Public domain film from NASA, slightly cropped to remove uneven edges, with the aspect ratio corrected, and mild video noise reduction applied.
The soundtrack was also processed with volume normalization, noise reduction, clipping reduction, and/or equalization.

A propfan was first defined as a small diameter, highly loaded multiple bladed variable pitch propulsor having swept blades with thin advanced airfoil sections, integrated with a nacelle contoured to retard the airflow through the blades thereby reducing compressibility losses and designed to operate with a turbine engine and using a single stage reduction gear resulting in high performance.
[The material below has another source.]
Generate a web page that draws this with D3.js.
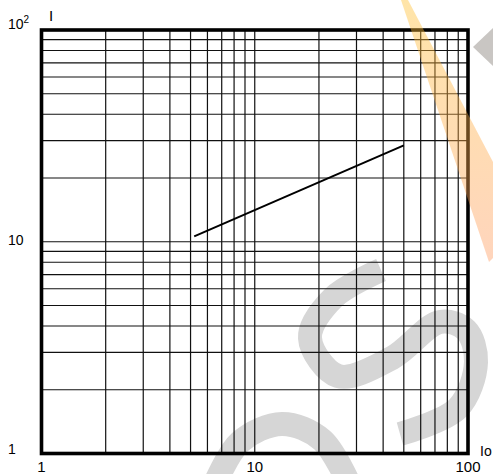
<!DOCTYPE html>
<html>
<head>
<meta charset="utf-8">
<script src="https://cdn.jsdelivr.net/npm/d3@7/dist/d3.min.js"></script>
<style>
  html, body { margin: 0; padding: 0; background: #fff; }
  svg { display: block; font-family: "Liberation Sans", Arial, Helvetica, sans-serif; }
</style>
</head>
<body>
<svg id="chart" width="493" height="474"></svg>
<script>
// Axis extents (log-log, both axes span two decades)
const xDomain = [1, 100];
const yDomain = [1, 100];

// Labelled decades on each axis
const xTickValues = [1, 10, 100];
const xTickLabels = ["1", "10", "100"];
const yTickValues = [1, 10, 100];
const yTickLabels = ["1", "10", "10"];   // top label gets a superscript "2"

// Characteristic curve: I versus Io
const curveIo = [5.2, 50];
const curveI = [10.6, 28.5];

(function () {
  const svg = d3.select("#chart");
  const plotLeft = 41.5, plotRight = 468, plotTop = 30, plotBottom = 453.5;

  const x = d3.scaleLog().domain(xDomain).range([plotLeft, plotRight]);
  const y = d3.scaleLog().domain(yDomain).range([plotBottom, plotTop]);

  // Grey background emblem
  const grey = svg.append("g").attr("fill", "none").attr("stroke", "#d6d6d6")
    .attr("stroke-width", 24).attr("stroke-linecap", "butt");
  const smooth = d3.line().curve(d3.curveCatmullRom.alpha(0.5));
  grey.append("path").attr("d", smooth([
    [381, 270], [333, 298], [310, 338], [338, 376], [392, 358],
    [440, 322], [466, 330], [476, 362], [458, 408], [400, 434]
  ]));
  grey.append("path").attr("d", smooth([
    [214, 486], [240, 442], [282, 424], [322, 440], [350, 486]
  ]));
  svg.append("polygon").attr("points", "473,47 493,28 493,66").attr("fill", "#c9c6c3");

  // Log grid: every integer multiple within each decade
  const gridX = [], gridY = [];
  for (let d = 1; d < 100; d *= 10) {
    for (let k = 1; k <= 9; k++) {
      const v = d * k;
      if (v > 1 && v < 100) { gridX.push(v); gridY.push(v); }
    }
  }
  const grid = svg.append("g").attr("stroke", "#111").attr("stroke-width", 1.2);
  grid.selectAll("line.gx").data(gridX).join("line").attr("class", "gx")
    .attr("x1", d => x(d)).attr("x2", d => x(d))
    .attr("y1", plotTop).attr("y2", plotBottom);
  grid.selectAll("line.gy").data(gridY).join("line").attr("class", "gy")
    .attr("y1", d => y(d)).attr("y2", d => y(d))
    .attr("x1", plotLeft).attr("x2", plotRight);

  // Plot frame
  svg.append("rect")
    .attr("x", plotLeft).attr("y", plotTop)
    .attr("width", plotRight - plotLeft).attr("height", plotBottom - plotTop)
    .attr("fill", "none").attr("stroke", "#000").attr("stroke-width", 3.6);

  // Curve
  svg.append("path")
    .datum(curveIo.map((v, i) => [v, curveI[i]]))
    .attr("d", d3.line().x(d => x(d[0])).y(d => y(d[1])))
    .attr("fill", "none").attr("stroke", "#000").attr("stroke-width", 2);

  // X tick labels
  svg.append("g").selectAll("text").data(xTickValues).join("text")
    .attr("x", d => x(d)).attr("y", 472)
    .attr("text-anchor", "middle").attr("font-size", 15).attr("fill", "#000")
    .text((d, i) => xTickLabels[i]);

  // Y tick labels
  const yl = svg.append("g").selectAll("text").data(yTickValues).join("text")
    .attr("x", 8).attr("y", d => y(d) + (d === 100 ? -1 : d === 10 ? 3.5 : 0.5))
    .attr("font-size", 14).attr("fill", "#000")
    .text((d, i) => yTickLabels[i]);
  yl.filter(d => d === 100).append("tspan")
    .attr("dy", -6).attr("font-size", 10).text("2");

  // Axis titles
  svg.append("text").attr("x", 49).attr("y", 21).attr("font-size", 15).text("I");
  svg.append("text").attr("x", 480).attr("y", 456).attr("font-size", 14).text("Io");

  // Translucent orange ribbon across the top-right corner
  const defs = svg.append("defs");
  const grad = defs.append("linearGradient").attr("id", "ribbon")
    .attr("gradientUnits", "userSpaceOnUse")
    .attr("x1", 0).attr("y1", 0).attr("x2", 0).attr("y2", 262);
  grad.append("stop").attr("offset", "0%").attr("stop-color", "#ffc030");
  grad.append("stop").attr("offset", "100%").attr("stop-color", "#ff9a60");
  svg.append("polygon")
    .attr("points", "401,0 408,0 493,162 493,258 489,262")
    .attr("fill", "url(#ribbon)")
    .attr("fill-opacity", 0.42);
})();
</script>
</body>
</html>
The propfan concept was first revealed by Carl Rohrbach and Bruce Metzger of the Hamilton Standard Division of United Technologies in 1975 and was patented by Robert Cornell and Carl Rohrbach of Hamilton Standard in 1979.

Later work by General Electric on similar propulsors was done under the name unducted fan, which was a modified turbofan engine, with the fan placed outside the engine nacelle on the same axis as the compressor blades. Propfans are also known as ultra-high bypass (UHB) engines and, most recently, open flux rotor jet engines. The design is intended to offer the speed and performance of a turbofan, with the fuel economy of a turboprop…

Limitations and solutions

Propeller blade tip speed limit

Turboprops have an optimum speed below about 450 mph (700 km/h). The reason is that all propellers lose efficiency at high speed, due to an effect known as wave drag that occurs just below supersonic speeds. This powerful form of drag has a sudden onset, and led to the concept of a sound barrier when it was first encountered in the 1940s. In the case of a propeller, this effect can happen any time the propeller is spun fast enough that the blade tips near the speed of sound, even if the aircraft is motionless on the ground.

The most effective way to counteract this problem (to some degree) is by adding more blades to the propeller, allowing it to deliver more power at a lower rotational speed. This is why many World War II fighter designs started with two or three-blade propellers and by the end of the war were using up to five blades…

A method of decreasing wave drag was discovered by German researchers in 1935—sweeping the wing backwards. Today, almost all aircraft designed to fly much above 450 mph (700 km/h) use a swept wing. In the 1970s, Hamilton Standard started researching propellers with similar sweep…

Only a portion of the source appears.